With newfound fame, he found himself "living too wild," losing his Twitter account during his divorce, and found himself in California attempting to do graphic design. The Californian life, he tells me, came with many distractions, a battle for space and respect within a predominately Mexican American neighborhood, and a half-Black, half-Mexican daughter. It's one of many stories he tells with even more tattooed across his body.
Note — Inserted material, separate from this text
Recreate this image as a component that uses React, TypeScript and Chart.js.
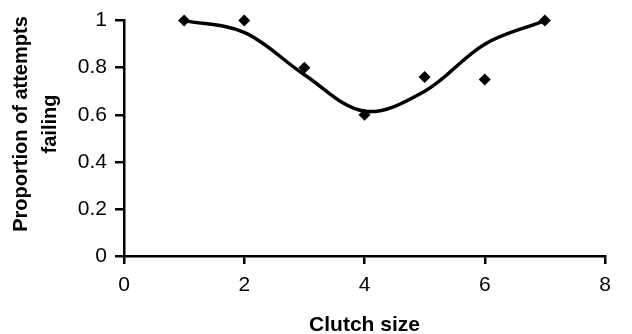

Flintside: Looking at all the tattoos representing family, it's almost like you carry the ancestors or ancestral markings. 
Over 130 individual tattoos decorate Jay Kay's body, including the phrase "Flint Made" on his hands.
Jay Kay
: "If you know what's going on, it tells a lot of subliminal messages. These three dots, in Mexican culture, mean, 'my crazy life.' The main one people see first is the lightning bolt on my face. That's my street name. They call me Sparky. One I recently got on my birthday is a cracked skull. On the opposite side, it says in Arabic, 'free your mind.' I got 'Flint Made' on my hands. I added my daughter [on my stomach], and then I'll get my grandpa. I got over 130 individual tats."

Flintside: You have a daughter, your current girlfriend has children, and you're possibly having another child. Yet, listening to you and looking at these tattoos, there seems to be a softer side to you. How do you navigate those spaces, notably having been around machismo culture?

Jay Kay: "Deep down, everybody got a heart. The things we go through make us cover up those emotions, so we don't feel vulnerable. I'm genuine at the end of the day, but I'm not gon' let somebody know that out the gate so they can use it as an advantage."

But even saying this, his love and passion for family and graphic design remains the center. With a smile on his face, he talks about his future ideals of building a "children's museum" and a "tribute series so I can educate kids on art and graphic design." All of this is in addition to creating his unique inclusive business called Cultural Creations to "educate everybody about many cultures and give people an outlet to show pride for [it]" whether through ethnicity, sexuality, or anime.

As our conversation comes to a close, with the night sky and soft lightning as our backdrop, I ask him what lessons he takes away from his life and what message he intends to give to future generations.

Jay Kay: "One: Always go after what you want. Number two: Never give up. I feel everything I've been through is a learning tool to help not just my children but the next generation. [So] something I do has to be in the form of an educational tool. I want to leave behind a legacy that'll never be forgotten. One I could pass down to my kids and grandkids."